The 2022 FIFA World Cup begins next Sunday in Qatar. Many people are excited for the contest, and its 29 days of soccer games with the world’s top players. But this year’s World Cup has also raised serious questions about Qatar and human rights.
This year’s World Cup is being held in Qatar, a small Arab country on the east coast of Saudi Arabia. Qatar’s official language is Arabic, and most of its people are Muslim. This is the first time the World Cup has been held in an Arab country. Thanks to the oil and gas it produces, Qatar is an extremely rich country.
Qatar is also a very warm country. Normally, the World Cup is held in May, June, or July. But at that time of year, temperatures in Qatar can reach 122° Fahrenheit (F) (50º Celsius (C)). That’s why this year’s event is being held in November. Qatar’s average temperature in November is about 77º F (25º C).
Getting ready for a World Cup contest is a huge job. The host country has to take care of 32 soccer teams and provide enough stadiums for all the games. It also needs to be prepared for the more than one million visitors who are expected to come watch the games.
As a small country without a strong soccer history, Qatar was an unusual choice to hold the contest. Some people believe that Qatar didn’t play fairly when it won the right to hold the contest.
There are even bigger concerns about how Qatar prepared for the event.

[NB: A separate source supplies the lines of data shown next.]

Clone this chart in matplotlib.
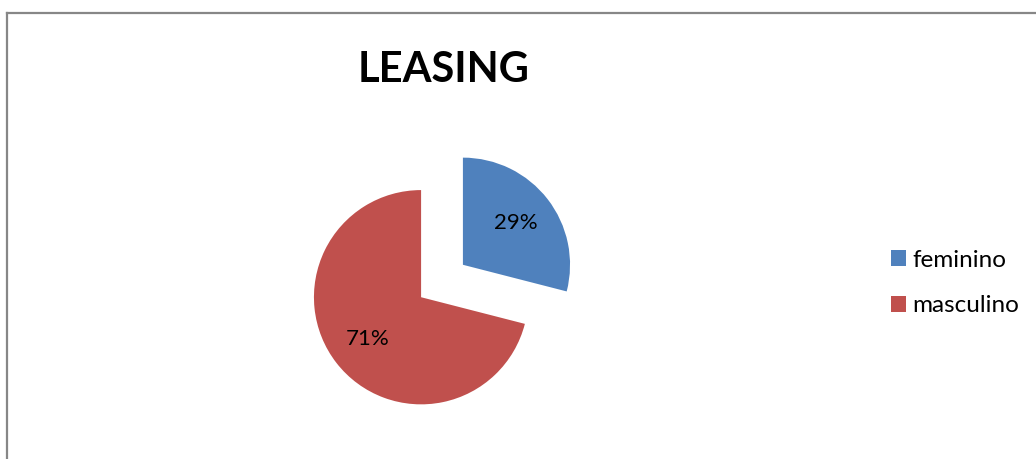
import matplotlib
matplotlib.use('Agg')
import matplotlib.pyplot as plt
from matplotlib.lines import Line2D

# Leasing clients split by gender
categories = ['feminino', 'masculino']
shares = [29, 71]
slice_colors = ['#4F81BD', '#C0504D']
chart_title = 'LEASING'

plt.rcParams['font.family'] = ['Lato', 'DejaVu Sans']

W, H = 1036, 459
fig = plt.figure(figsize=(W / 100, H / 100), dpi=100)
fig.patch.set_facecolor('white')

# chart area frame (top and left edges show)
frame = dict(color='#878787', lw=1.6, transform=fig.transFigure)
fig.add_artist(Line2D([7 / W, 1], [1 - 13 / H, 1 - 13 / H], **frame))
fig.add_artist(Line2D([7 / W, 7 / W], [0, 1 - 13 / H], **frame))

# pie axes: 300x300 px box centred on the pie
cx, cy, box = 442, 281, 300
ax = fig.add_axes([(cx - box / 2) / W, (H - cy - box / 2) / H, box / W, box / H])
wedges, _, pct_texts = ax.pie(
    shares, colors=slice_colors, startangle=90, counterclock=False,
    explode=[0.247, 0.247], autopct='%.0f%%', pctdistance=0.63,
    wedgeprops=dict(linewidth=0),
    textprops=dict(fontsize=16, color='black'))
ax.set_xlim(-1.4, 1.4)
ax.set_ylim(-1.4, 1.4)
ax.set_aspect('equal')
ax.axis('off')

fig.text(444 / W, 1 - 82 / H, chart_title, ha='center', va='baseline',
         fontsize=30, fontweight='bold')

fig.legend(wedges, categories, loc='center left',
           bbox_to_anchor=(891 / W, 1 - 283 / H), frameon=False,
           fontsize=17.5, handlelength=0.62, handleheight=0.62,
           handletextpad=0.25, labelspacing=1.02, borderpad=0,
           borderaxespad=0)

fig.savefig('out.png', dpi=100)
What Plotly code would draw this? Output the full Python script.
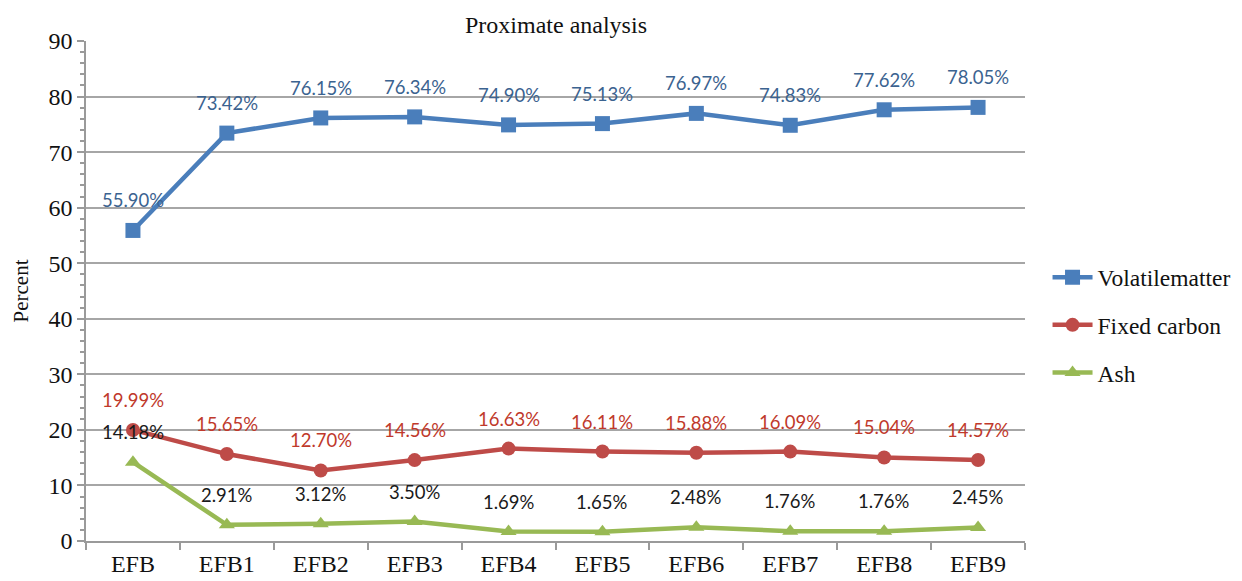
import plotly.graph_objects as go

categories = ["EFB", "EFB1", "EFB2", "EFB3", "EFB4", "EFB5", "EFB6", "EFB7", "EFB8", "EFB9"]
volatile = [55.90, 73.42, 76.15, 76.34, 74.90, 75.13, 76.97, 74.83, 77.62, 78.05]
fixed_carbon = [19.99, 15.65, 12.70, 14.56, 16.63, 16.11, 15.88, 16.09, 15.04, 14.57]
ash = [14.18, 2.91, 3.12, 3.50, 1.69, 1.65, 2.48, 1.76, 1.76, 2.45]

series = [
    ("Volatilematter", volatile, "#4a7ebb", "square", 15, "#3b6390"),
    ("Fixed carbon", fixed_carbon, "#be4b48", "circle", 14, "#c0392b"),
    ("Ash", ash, "#98b954", "triangle-up", 14, "#1a1a1a"),
]

SERIF = "Liberation Serif, Times New Roman, serif"
LBL = "Lato, sans-serif"

fig = go.Figure()
annotations = []
for i, (name, vals, color, sym, size, lblcolor) in enumerate(series):
    fig.add_trace(go.Scatter(
        x=categories, y=vals, name=name, mode="lines+markers",
        line=dict(color=color, width=4.5),
        marker=dict(symbol=sym, size=size, color=color),
        legendgroup=name,
    ))
    for c, v in zip(categories, vals):
        annotations.append(dict(
            x=c, y=v, xref="x", yref="y", text=f"{v:.2f}%", showarrow=False,
            yshift=30, font=dict(family=LBL, size=18.5, color=lblcolor),
        ))

annotations.append(dict(
    text="Proximate analysis", xref="paper", yref="paper", x=0.5, y=1, yshift=16,
    yanchor="middle", showarrow=False, font=dict(family=SERIF, size=24, color="#111"),
))

fig.update_layout(
    width=1242, height=581,
    margin=dict(l=73, r=225, t=33, b=48),
    paper_bgcolor="white", plot_bgcolor="white",
    annotations=annotations,
    showlegend=True,
    legend=dict(x=1.024, y=0.432, xanchor="left", yanchor="middle",
                font=dict(family=SERIF, size=23.5, color="#111"),
                tracegroupgap=14, itemwidth=40),
    xaxis=dict(
        type="category", showgrid=False, showline=True, linecolor="#9a9a9a", linewidth=1.5,
        ticks="outside", tickson="boundaries", ticklen=7, tickcolor="#9a9a9a", tickwidth=1.5,
        tickfont=dict(family=SERIF, size=24, color="#111"),
        range=[-0.5, 9.5],
    ),
    yaxis=dict(
        range=[0, 90], dtick=10, showgrid=True, gridcolor="#a6a6a6", gridwidth=1.5,
        showline=True, linecolor="#9a9a9a", linewidth=1.5,
        ticks="outside", ticklen=7, tickcolor="#9a9a9a", tickwidth=1.5,
        minor=dict(dtick=2, ticks="outside", ticklen=4, tickcolor="#9a9a9a", showgrid=False),
        tickfont=dict(family=SERIF, size=24, color="#111"),
        title=dict(text="Percent", font=dict(family=SERIF, size=21, color="#111"), standoff=14),
        zeroline=False,
    ),
)

fig.write_html("out.html")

Qatar had a huge amount of work to do to hold the World Cup. It had to build seven new stadiums and many other buildings and roads.
Most of the work in Qatar is done by people from other countries. Qatar is home to about 313,000 Qataris, but it has over two million foreign workers. To help with World Cup work, Qatar brought in even more workers from other countries.
But many of these workers were treated very badly. Many were forced to work long hours in very poor conditions. Thousands of workers were reported injured or killed during the building for the World Cup.
As a result of reports on working conditions, Qatar’s government has made some changes to its systems. It has also made some efforts to make sure companies take better care of their workers. But human rights groups say the government hasn’t done enough.
There are also concerns about the rights of other groups in Qatar. Homosexuality is against the law in Qatar. It’s not entirely clear how these laws will affect visitors to the country.
Some groups have planned protests. Denmark’s team has changed the colors of its uniforms and is including a black shirt as a protest. Many European players will wear “One Love” armbands to show support for gay rights. Several French cities, including Paris, say they won’t show the World Cup on TV because of Qatar’s human rights record.
Did You Know…?
With all of the World Cup visitors, Qatar’s population in November will go from about 2.8 million to over 3.8 million. Six of the country’s eight stadiums are in the capital, Doha. Though that means visitors won’t have to travel too far, it also means that Doha will be very, very crowded.